START

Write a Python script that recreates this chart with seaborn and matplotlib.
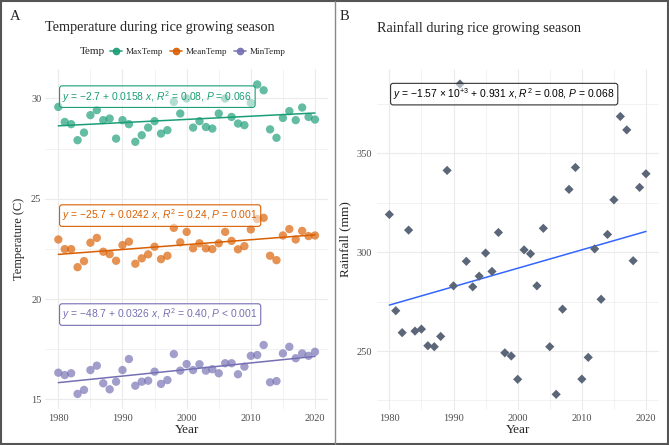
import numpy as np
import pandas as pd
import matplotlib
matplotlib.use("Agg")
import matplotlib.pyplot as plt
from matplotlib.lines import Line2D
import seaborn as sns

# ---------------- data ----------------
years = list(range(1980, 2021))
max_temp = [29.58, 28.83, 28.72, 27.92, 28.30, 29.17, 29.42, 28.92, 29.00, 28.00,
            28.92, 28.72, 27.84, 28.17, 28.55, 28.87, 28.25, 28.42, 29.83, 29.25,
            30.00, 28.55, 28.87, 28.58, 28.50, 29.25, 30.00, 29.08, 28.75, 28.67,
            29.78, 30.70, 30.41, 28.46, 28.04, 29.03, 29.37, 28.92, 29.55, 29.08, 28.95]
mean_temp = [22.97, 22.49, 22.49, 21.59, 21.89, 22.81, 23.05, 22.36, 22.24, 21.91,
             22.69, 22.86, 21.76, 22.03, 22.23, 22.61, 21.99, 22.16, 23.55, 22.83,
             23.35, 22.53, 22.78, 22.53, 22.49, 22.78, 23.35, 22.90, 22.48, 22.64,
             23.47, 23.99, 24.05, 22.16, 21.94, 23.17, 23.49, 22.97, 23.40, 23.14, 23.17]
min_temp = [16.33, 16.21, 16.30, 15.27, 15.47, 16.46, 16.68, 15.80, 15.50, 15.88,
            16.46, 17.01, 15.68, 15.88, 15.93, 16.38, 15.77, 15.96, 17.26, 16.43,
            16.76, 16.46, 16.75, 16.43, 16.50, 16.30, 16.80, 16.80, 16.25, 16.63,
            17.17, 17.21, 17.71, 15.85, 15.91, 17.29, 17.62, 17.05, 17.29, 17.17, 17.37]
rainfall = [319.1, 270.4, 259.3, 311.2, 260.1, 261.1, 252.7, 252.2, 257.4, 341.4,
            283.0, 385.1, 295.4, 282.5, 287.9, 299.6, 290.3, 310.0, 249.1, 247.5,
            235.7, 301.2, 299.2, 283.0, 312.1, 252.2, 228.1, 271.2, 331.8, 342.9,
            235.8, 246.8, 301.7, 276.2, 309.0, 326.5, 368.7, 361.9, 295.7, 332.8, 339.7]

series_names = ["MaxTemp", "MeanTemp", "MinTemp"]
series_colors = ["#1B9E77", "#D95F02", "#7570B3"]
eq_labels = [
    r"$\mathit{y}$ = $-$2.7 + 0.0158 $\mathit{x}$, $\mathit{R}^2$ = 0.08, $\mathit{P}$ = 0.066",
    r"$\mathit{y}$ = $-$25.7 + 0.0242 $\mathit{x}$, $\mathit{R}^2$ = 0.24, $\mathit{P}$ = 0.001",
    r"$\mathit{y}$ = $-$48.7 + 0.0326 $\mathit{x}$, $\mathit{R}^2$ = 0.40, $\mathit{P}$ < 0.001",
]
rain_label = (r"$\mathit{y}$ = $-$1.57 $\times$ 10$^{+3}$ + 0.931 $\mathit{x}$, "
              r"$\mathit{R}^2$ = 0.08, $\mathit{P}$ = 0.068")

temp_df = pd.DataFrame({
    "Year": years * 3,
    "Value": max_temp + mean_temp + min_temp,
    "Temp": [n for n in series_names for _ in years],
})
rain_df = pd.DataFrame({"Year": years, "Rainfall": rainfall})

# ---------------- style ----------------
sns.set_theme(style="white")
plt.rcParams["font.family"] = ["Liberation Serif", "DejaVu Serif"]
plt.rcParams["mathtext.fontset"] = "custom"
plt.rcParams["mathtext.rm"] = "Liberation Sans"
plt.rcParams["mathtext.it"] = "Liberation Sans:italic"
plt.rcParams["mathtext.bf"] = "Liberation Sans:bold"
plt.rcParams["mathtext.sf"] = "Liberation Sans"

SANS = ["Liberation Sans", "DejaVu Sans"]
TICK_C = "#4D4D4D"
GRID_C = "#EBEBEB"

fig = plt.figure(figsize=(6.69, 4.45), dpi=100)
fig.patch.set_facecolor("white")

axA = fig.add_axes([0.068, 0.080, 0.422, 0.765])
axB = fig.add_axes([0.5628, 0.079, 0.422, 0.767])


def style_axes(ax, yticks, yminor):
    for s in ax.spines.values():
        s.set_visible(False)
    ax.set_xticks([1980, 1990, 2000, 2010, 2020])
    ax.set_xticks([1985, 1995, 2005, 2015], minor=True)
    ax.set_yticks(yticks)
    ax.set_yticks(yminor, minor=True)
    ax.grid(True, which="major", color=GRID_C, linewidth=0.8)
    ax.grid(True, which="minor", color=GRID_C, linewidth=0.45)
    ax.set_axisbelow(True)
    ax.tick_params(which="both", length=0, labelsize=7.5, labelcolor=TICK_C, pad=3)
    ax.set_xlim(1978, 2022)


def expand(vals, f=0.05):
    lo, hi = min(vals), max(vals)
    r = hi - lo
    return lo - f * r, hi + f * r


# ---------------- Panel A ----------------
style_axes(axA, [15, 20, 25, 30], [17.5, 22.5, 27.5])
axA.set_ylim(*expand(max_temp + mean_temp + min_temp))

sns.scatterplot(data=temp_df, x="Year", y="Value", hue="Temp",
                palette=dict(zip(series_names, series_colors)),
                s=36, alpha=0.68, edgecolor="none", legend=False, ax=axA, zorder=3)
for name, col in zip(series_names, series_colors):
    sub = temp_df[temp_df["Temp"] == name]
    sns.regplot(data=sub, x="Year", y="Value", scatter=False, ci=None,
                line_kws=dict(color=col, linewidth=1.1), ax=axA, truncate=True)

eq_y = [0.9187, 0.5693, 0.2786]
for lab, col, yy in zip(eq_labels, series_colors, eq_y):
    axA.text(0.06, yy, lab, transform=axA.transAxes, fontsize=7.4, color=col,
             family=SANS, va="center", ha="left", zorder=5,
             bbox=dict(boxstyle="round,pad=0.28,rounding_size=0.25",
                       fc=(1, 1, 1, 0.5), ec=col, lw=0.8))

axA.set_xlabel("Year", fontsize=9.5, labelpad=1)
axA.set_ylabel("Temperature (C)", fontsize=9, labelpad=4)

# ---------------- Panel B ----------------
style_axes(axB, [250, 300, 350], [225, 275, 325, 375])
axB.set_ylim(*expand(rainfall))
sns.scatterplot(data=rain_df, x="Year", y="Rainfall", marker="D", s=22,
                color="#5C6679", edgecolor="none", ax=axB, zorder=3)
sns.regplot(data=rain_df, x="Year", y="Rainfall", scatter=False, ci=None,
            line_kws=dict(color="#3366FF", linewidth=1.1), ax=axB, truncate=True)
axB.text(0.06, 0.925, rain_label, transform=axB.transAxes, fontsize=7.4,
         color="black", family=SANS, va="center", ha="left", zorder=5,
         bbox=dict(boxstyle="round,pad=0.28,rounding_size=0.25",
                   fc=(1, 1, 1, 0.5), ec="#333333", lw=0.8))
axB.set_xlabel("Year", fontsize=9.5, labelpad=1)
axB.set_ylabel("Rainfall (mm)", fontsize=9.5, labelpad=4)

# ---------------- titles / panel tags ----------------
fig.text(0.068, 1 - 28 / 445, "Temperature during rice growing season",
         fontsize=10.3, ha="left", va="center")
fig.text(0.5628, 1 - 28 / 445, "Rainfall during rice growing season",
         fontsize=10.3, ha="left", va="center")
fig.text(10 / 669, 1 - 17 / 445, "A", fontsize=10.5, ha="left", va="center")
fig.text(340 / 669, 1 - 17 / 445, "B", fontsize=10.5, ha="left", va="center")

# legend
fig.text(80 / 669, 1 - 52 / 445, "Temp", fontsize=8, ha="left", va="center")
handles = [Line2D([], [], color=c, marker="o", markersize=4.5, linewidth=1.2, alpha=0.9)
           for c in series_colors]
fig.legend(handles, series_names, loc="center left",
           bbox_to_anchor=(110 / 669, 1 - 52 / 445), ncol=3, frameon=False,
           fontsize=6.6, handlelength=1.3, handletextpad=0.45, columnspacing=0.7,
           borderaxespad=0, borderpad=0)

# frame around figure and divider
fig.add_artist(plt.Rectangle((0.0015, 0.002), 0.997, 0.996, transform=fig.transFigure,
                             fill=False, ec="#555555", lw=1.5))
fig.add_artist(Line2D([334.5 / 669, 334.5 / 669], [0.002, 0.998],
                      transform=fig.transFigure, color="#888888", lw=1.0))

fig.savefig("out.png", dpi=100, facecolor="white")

END

Repeat the lines above, starting at the first and stopping after the line that holds "import seaborn as sns", with the pictures left out.

• [Output for this task]
Write a Python script that recreates this chart with seaborn and matplotlib.
import numpy as np
import pandas as pd
import matplotlib
matplotlib.use("Agg")
import matplotlib.pyplot as plt
from matplotlib.lines import Line2D
import seaborn as sns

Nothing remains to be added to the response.